• Required task
Omit the pictures and print exactly the lines of the listing below, starting at the first and ending at the line containing "from matplotlib.patches import Rectangle".

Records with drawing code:
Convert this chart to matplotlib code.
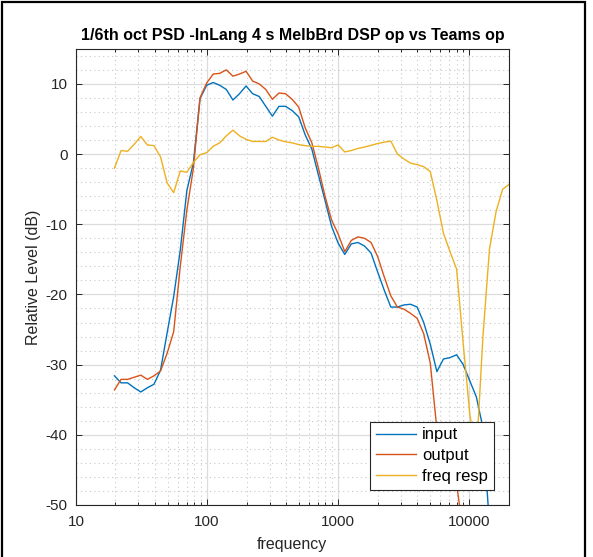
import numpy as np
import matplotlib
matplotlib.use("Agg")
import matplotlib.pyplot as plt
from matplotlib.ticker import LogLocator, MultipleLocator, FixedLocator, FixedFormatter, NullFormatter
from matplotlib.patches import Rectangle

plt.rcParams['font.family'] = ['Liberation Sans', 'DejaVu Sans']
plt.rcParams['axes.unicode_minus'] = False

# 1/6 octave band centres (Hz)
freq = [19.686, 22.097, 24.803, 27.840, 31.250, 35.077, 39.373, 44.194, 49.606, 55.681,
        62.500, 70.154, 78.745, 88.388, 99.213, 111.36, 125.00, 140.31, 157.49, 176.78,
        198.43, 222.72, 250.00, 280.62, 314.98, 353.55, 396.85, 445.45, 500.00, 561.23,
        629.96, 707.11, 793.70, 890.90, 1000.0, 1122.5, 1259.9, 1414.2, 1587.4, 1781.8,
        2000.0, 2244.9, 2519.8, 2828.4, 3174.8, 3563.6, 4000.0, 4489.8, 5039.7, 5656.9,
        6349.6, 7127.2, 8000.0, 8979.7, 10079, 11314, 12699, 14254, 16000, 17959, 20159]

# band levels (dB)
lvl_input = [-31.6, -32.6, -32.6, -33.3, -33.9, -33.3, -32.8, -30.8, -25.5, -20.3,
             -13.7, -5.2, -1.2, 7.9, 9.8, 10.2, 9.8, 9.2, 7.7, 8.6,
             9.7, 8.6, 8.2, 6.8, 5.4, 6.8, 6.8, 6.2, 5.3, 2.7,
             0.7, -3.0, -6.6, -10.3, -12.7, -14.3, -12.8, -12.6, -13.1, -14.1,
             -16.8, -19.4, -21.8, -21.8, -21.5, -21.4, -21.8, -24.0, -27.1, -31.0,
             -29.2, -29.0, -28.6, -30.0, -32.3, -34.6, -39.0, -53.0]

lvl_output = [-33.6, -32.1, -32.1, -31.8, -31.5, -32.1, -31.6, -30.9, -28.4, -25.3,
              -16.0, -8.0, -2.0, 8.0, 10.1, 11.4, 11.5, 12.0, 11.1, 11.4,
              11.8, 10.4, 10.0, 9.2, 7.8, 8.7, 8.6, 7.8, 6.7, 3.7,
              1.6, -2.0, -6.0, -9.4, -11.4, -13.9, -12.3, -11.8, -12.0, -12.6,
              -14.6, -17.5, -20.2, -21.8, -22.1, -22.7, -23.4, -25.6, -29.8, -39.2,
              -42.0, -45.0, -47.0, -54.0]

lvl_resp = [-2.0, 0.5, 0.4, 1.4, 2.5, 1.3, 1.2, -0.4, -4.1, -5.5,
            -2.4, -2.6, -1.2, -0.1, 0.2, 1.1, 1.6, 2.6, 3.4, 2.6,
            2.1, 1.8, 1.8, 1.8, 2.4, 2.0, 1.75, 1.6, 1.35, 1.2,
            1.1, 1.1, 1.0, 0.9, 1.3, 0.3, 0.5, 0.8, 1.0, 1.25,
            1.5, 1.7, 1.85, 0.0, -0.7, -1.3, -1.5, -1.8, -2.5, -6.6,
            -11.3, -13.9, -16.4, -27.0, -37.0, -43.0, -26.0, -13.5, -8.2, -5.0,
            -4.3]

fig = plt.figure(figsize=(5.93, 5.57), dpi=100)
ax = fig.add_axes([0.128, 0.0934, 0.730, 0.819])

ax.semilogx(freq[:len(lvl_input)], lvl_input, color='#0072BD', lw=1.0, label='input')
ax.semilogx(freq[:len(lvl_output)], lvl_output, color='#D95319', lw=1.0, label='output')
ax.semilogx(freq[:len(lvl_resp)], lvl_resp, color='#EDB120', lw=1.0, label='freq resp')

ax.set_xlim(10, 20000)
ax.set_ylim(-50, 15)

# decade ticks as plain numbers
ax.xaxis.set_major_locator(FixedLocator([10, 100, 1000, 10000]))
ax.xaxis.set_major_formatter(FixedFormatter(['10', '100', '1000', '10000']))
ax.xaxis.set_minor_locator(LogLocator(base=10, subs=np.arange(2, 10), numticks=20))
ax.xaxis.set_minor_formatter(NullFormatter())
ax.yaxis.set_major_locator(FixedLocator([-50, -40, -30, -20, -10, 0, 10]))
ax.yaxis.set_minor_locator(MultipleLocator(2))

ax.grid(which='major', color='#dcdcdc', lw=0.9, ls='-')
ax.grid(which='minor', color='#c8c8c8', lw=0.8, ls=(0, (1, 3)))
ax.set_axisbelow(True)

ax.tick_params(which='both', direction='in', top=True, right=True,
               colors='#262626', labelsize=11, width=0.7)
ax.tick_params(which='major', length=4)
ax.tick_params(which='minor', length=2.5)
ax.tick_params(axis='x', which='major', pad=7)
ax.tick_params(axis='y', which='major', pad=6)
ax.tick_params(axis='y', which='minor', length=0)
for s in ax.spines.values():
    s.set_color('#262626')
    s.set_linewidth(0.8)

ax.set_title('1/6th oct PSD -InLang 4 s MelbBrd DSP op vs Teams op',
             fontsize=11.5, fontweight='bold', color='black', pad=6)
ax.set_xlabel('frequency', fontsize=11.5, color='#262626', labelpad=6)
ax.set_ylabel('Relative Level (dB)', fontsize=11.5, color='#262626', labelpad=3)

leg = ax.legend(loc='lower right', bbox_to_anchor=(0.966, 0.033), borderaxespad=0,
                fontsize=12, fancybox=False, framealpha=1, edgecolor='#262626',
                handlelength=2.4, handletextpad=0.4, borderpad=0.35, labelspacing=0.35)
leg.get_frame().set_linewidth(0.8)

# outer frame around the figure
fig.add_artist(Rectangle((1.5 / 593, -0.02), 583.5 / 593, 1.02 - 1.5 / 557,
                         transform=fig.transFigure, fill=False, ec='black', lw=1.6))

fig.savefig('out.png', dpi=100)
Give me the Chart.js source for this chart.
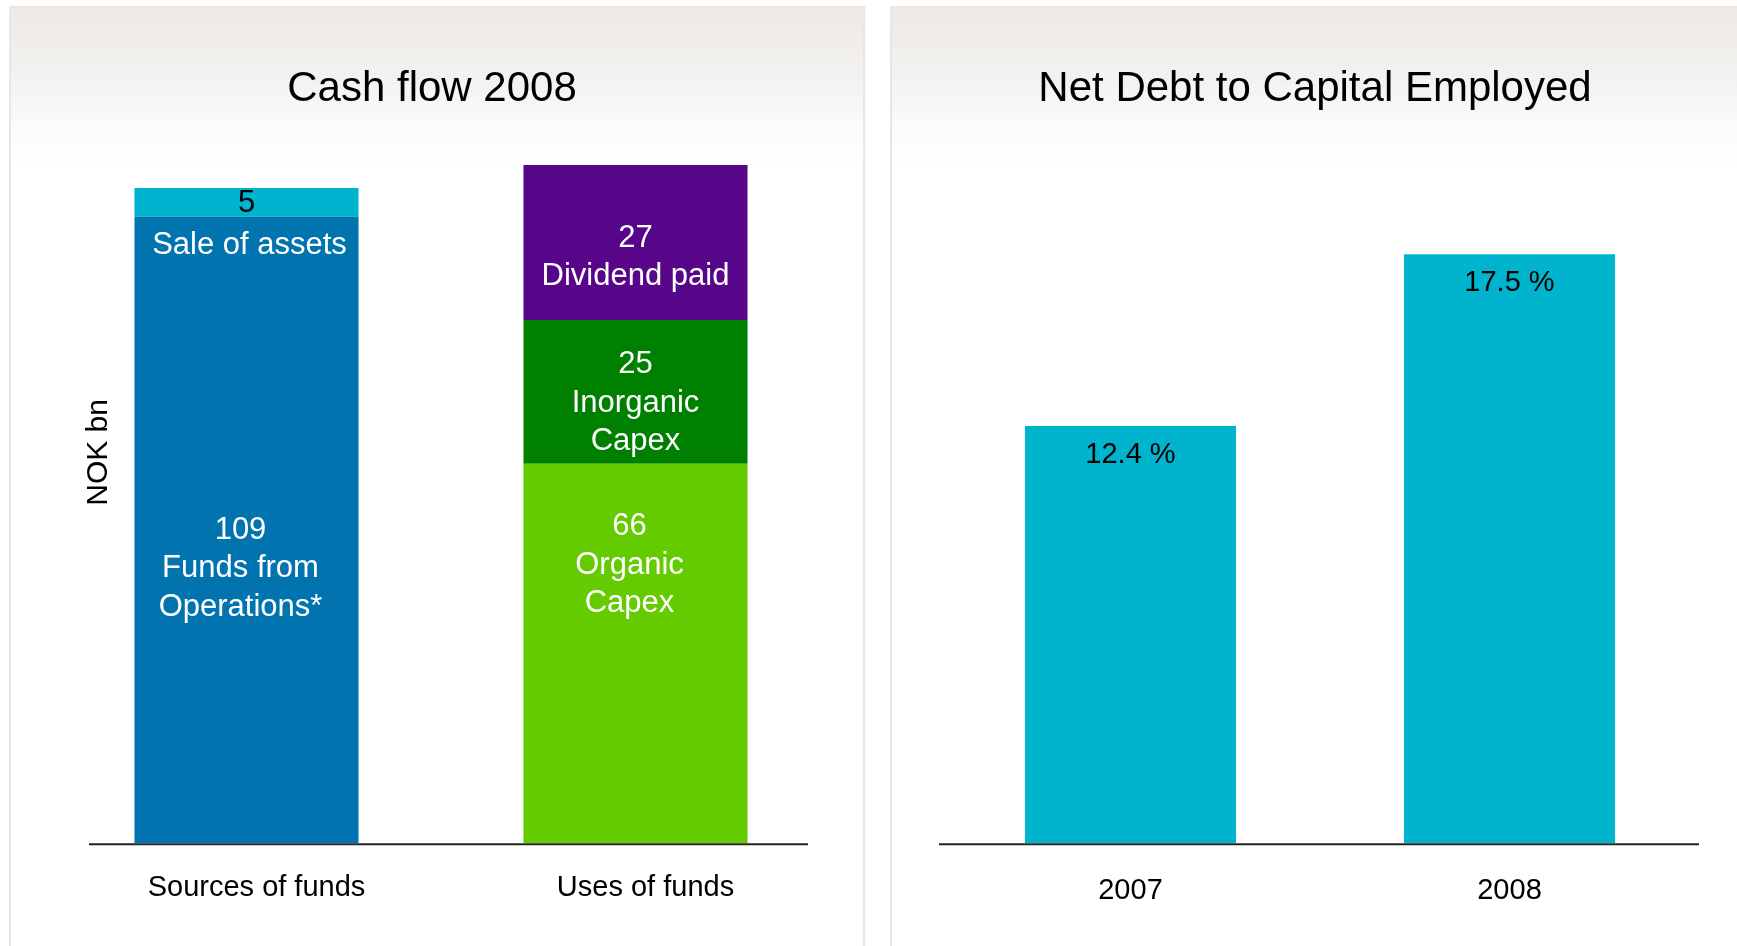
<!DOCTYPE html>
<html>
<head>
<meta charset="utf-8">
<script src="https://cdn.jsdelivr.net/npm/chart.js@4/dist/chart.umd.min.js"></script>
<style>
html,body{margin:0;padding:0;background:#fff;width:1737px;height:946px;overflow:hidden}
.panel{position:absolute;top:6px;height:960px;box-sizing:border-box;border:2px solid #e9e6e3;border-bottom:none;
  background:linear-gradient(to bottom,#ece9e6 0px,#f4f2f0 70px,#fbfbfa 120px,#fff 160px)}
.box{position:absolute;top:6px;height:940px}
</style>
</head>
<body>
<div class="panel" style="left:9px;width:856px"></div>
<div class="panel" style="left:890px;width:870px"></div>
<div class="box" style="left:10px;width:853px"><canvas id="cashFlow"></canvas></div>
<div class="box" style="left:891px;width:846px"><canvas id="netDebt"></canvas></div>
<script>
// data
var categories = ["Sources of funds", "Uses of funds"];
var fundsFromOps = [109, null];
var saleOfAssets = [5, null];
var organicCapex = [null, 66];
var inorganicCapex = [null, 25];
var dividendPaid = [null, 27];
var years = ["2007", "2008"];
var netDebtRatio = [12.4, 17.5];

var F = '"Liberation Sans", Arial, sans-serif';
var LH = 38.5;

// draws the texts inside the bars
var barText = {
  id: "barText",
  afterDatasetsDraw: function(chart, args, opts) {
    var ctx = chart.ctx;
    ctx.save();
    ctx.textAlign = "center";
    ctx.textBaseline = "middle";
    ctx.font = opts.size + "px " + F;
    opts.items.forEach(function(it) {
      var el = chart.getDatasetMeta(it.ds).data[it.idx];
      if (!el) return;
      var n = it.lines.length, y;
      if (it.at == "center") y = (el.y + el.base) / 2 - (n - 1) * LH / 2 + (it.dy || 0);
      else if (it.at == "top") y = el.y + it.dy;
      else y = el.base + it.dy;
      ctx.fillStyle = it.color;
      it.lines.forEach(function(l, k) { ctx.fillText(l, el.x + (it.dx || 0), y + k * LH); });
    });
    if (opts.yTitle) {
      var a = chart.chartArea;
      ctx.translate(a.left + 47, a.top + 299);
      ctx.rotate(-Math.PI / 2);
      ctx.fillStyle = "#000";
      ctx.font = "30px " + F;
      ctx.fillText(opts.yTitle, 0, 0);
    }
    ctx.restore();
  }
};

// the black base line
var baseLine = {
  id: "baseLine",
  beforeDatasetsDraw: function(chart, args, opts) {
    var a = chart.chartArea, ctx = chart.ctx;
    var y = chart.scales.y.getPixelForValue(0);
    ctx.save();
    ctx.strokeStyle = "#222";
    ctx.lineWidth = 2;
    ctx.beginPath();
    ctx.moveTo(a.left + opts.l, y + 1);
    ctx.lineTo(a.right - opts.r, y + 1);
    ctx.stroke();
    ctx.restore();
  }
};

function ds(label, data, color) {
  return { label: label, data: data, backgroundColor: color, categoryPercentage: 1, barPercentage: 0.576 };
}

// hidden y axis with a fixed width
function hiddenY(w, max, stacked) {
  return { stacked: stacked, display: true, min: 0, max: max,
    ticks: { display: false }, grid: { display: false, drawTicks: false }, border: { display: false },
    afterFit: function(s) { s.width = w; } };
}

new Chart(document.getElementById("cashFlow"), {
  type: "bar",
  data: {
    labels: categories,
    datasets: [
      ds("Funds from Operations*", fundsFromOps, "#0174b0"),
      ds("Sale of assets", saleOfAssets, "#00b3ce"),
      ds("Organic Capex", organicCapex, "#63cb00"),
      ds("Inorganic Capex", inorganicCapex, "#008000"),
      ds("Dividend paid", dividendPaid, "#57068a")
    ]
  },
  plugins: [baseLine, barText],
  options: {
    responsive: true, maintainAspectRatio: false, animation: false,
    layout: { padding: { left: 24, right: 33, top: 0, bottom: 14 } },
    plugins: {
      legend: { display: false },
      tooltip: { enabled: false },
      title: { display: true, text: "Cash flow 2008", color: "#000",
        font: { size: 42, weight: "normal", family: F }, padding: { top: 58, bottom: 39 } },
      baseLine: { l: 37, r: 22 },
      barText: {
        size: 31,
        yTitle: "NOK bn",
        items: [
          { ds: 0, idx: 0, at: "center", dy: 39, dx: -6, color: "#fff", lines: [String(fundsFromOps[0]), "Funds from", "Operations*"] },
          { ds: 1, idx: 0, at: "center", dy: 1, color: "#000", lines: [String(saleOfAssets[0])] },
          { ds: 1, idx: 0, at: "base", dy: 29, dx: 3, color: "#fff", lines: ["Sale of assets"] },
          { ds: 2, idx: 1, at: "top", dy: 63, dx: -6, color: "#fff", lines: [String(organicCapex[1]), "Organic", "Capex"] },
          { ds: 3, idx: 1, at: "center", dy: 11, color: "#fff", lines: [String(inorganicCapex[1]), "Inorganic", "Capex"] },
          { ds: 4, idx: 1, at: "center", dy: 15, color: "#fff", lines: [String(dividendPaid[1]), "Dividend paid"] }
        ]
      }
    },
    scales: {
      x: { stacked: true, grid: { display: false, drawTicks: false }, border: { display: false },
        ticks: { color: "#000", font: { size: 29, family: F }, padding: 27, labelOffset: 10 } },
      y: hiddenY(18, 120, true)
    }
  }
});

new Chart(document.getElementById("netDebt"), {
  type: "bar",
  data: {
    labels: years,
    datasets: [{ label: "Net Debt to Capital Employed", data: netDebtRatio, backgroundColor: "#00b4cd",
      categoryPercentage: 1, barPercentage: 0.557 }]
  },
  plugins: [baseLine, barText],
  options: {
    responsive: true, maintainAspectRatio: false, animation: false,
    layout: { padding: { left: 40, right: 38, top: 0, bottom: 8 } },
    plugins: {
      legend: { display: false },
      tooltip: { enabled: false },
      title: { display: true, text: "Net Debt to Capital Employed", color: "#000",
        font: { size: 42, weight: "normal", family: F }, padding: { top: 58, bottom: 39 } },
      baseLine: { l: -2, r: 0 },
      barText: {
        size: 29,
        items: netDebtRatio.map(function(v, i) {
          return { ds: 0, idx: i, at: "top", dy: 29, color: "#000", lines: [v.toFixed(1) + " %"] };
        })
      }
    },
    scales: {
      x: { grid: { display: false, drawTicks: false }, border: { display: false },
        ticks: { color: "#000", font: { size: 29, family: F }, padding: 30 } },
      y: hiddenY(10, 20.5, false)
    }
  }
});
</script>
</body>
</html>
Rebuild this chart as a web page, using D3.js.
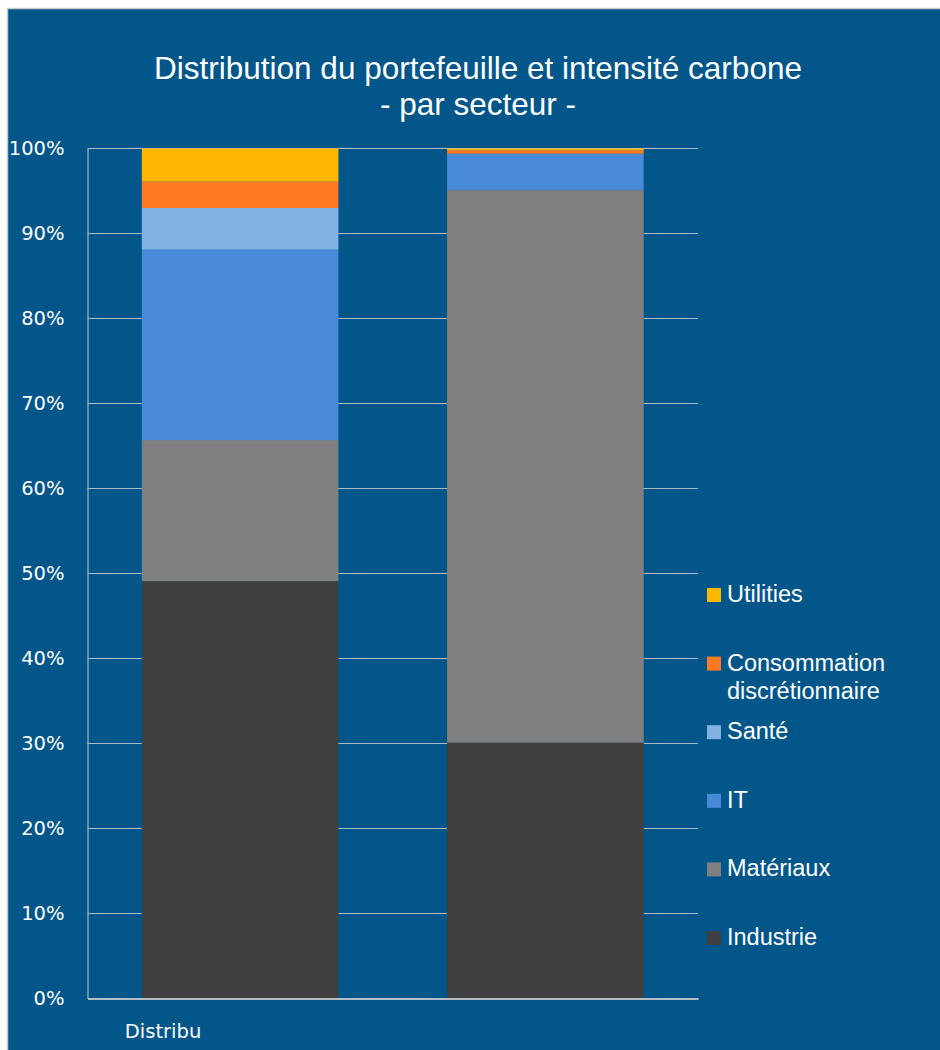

• Solution to the exercise
Convert this chart to matplotlib code.
import numpy as np
import matplotlib
matplotlib.use("Agg")
import matplotlib.pyplot as plt
from matplotlib.ticker import LogLocator, MultipleLocator, FixedLocator, FixedFormatter, NullFormatter
from matplotlib.patches import Rectangle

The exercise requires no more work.